◆ **Given exercise**: Copy the listing verbatim, excluding any images found in it.

◆ **Collected data**:
--- --- ---
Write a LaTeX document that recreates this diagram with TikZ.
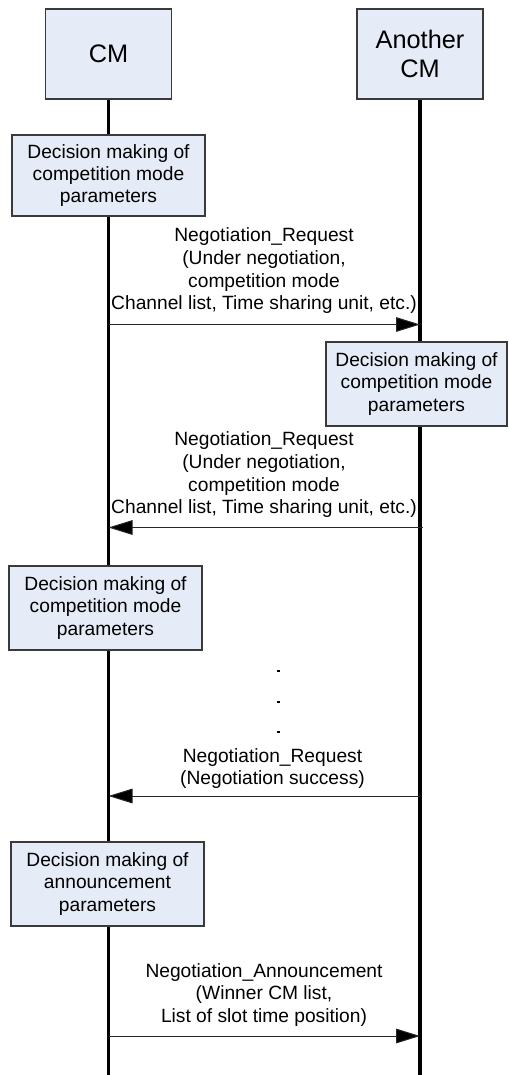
\documentclass[tikz,border=0pt]{standalone}
\usepackage{fontspec}
\setmainfont{Liberation Sans}
\usetikzlibrary{arrows.meta}
\definecolor{boxfill}{HTML}{E6ECF7}
\definecolor{boxline}{HTML}{3A3A3A}
\tikzset{
  head/.style={draw=boxline, line width=0.8pt, fill=boxfill, minimum width=94.5pt, minimum height=67.5pt, align=center, inner sep=0pt, font=\fontsize{19}{21.8}\selectfont},
  decbox/.style={draw=boxline, line width=0.8pt, fill=boxfill, minimum width=144.75pt, minimum height=63pt, align=center, inner sep=0pt, font=\fontsize{14.4}{16.8}\selectfont},
  life/.style={line width=2.3pt, black},
  msg/.style={line width=0.75pt, draw=black!85, -{Triangle[length=18pt, width=11pt, fill=black]}},
  lbl/.style={align=center, inner sep=0pt, font=\fontsize{14.4}{17}\selectfont},
  dotmark/.style={fill=black, inner sep=0pt, minimum width=2.2pt, minimum height=1.6pt}
}
\begin{document}
\begin{tikzpicture}[x=0.75pt, y=-0.75pt]
\useasboundingbox (0,0) rectangle (508,1075);
% lifeline heads
\node[head] (cm) at (108.5,54) {CM};
\node[head] (ac) at (420,54) {Another\\CM};
\coordinate (cmEnd) at (108.5,1075);
\coordinate (acEnd) at (420,1075);
\draw[life] (cm.south) -- (cmEnd);
\draw[life] (ac.south) -- (acEnd);
% decision boxes
\node[decbox, minimum height=60.75pt] (d1) at (108.5,175.5) {Decision making of\\competition mode\\parameters};
\node[decbox, minimum width=135.75pt] (d2) at (416.5,384) {Decision making of\\competition mode\\parameters};
\node[decbox] (d3) at (105.5,608) {Decision making of\\competition mode\\parameters};
\node[decbox] (d4) at (107.5,884) {Decision making of\\announcement\\parameters};
% message 1
\coordinate (m1a) at (108.5,324.5);
\coordinate (m1b) at (420,324.5);
\draw[msg] (m1a) -- (m1b);
\node[lbl] (t1) at (264,271) {Negotiation\_Request\\(Under negotiation,\\competition mode\\Channel list, Time sharing unit, etc.)};
% message 2
\coordinate (m2a) at (422.5,527.5);
\coordinate (m2b) at (108.5,527.5);
\draw[msg] (m2a) -- (m2b);
\node[lbl] (t2) at (264,475) {Negotiation\_Request\\(Under negotiation,\\competition mode\\Channel list, Time sharing unit, etc.)};
% dots
\node[dotmark] (p1) at (278.5,671) {};
\node[dotmark] (p2) at (278.5,702) {};
\node[dotmark] (p3) at (278.5,732) {};
% message 3
\coordinate (m3a) at (420,796);
\coordinate (m3b) at (108.5,796);
\draw[msg] (m3a) -- (m3b);
\node[lbl] (t3) at (272.5,768.5) {Negotiation\_Request\\(Negotiation success)};
% message 4
\coordinate (m4a) at (108.5,1036);
\coordinate (m4b) at (420,1036);
\draw[msg] (m4a) -- (m4b);
\node[lbl] (t4) at (264,995) {Negotiation\_Announcement\\(Winner CM list,\\List of slot time position)};
\end{tikzpicture}
\end{document}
--- --- ---
◆ **Solved exercise**:
Write a LaTeX document that recreates this diagram with TikZ.
\documentclass[tikz,border=0pt]{standalone}
\usepackage{fontspec}
\setmainfont{Liberation Sans}
\usetikzlibrary{arrows.meta}
\definecolor{boxfill}{HTML}{E6ECF7}
\definecolor{boxline}{HTML}{3A3A3A}
\tikzset{
  head/.style={draw=boxline, line width=0.8pt, fill=boxfill, minimum width=94.5pt, minimum height=67.5pt, align=center, inner sep=0pt, font=\fontsize{19}{21.8}\selectfont},
  decbox/.style={draw=boxline, line width=0.8pt, fill=boxfill, minimum width=144.75pt, minimum height=63pt, align=center, inner sep=0pt, font=\fontsize{14.4}{16.8}\selectfont},
  life/.style={line width=2.3pt, black},
  msg/.style={line width=0.75pt, draw=black!85, -{Triangle[length=18pt, width=11pt, fill=black]}},
  lbl/.style={align=center, inner sep=0pt, font=\fontsize{14.4}{17}\selectfont},
  dotmark/.style={fill=black, inner sep=0pt, minimum width=2.2pt, minimum height=1.6pt}
}
\begin{document}
\begin{tikzpicture}[x=0.75pt, y=-0.75pt]
\useasboundingbox (0,0) rectangle (508,1075);
% lifeline heads
\node[head] (cm) at (108.5,54) {CM};
\node[head] (ac) at (420,54) {Another\\CM};
\coordinate (cmEnd) at (108.5,1075);
\coordinate (acEnd) at (420,1075);
\draw[life] (cm.south) -- (cmEnd);
\draw[life] (ac.south) -- (acEnd);
% decision boxes
\node[decbox, minimum height=60.75pt] (d1) at (108.5,175.5) {Decision making of\\competition mode\\parameters};
\node[decbox, minimum width=135.75pt] (d2) at (416.5,384) {Decision making of\\competition mode\\parameters};
\node[decbox] (d3) at (105.5,608) {Decision making of\\competition mode\\parameters};
\node[decbox] (d4) at (107.5,884) {Decision making of\\announcement\\parameters};
% message 1
\coordinate (m1a) at (108.5,324.5);
\coordinate (m1b) at (420,324.5);
\draw[msg] (m1a) -- (m1b);
\node[lbl] (t1) at (264,271) {Negotiation\_Request\\(Under negotiation,\\competition mode\\Channel list, Time sharing unit, etc.)};
% message 2
\coordinate (m2a) at (422.5,527.5);
\coordinate (m2b) at (108.5,527.5);
\draw[msg] (m2a) -- (m2b);
\node[lbl] (t2) at (264,475) {Negotiation\_Request\\(Under negotiation,\\competition mode\\Channel list, Time sharing unit, etc.)};
% dots
\node[dotmark] (p1) at (278.5,671) {};
\node[dotmark] (p2) at (278.5,702) {};
\node[dotmark] (p3) at (278.5,732) {};
% message 3
\coordinate (m3a) at (420,796);
\coordinate (m3b) at (108.5,796);
\draw[msg] (m3a) -- (m3b);
\node[lbl] (t3) at (272.5,768.5) {Negotiation\_Request\\(Negotiation success)};
% message 4
\coordinate (m4a) at (108.5,1036);
\coordinate (m4b) at (420,1036);
\draw[msg] (m4a) -- (m4b);
\node[lbl] (t4) at (264,995) {Negotiation\_Announcement\\(Winner CM list,\\List of slot time position)};
\end{tikzpicture}
\end{document}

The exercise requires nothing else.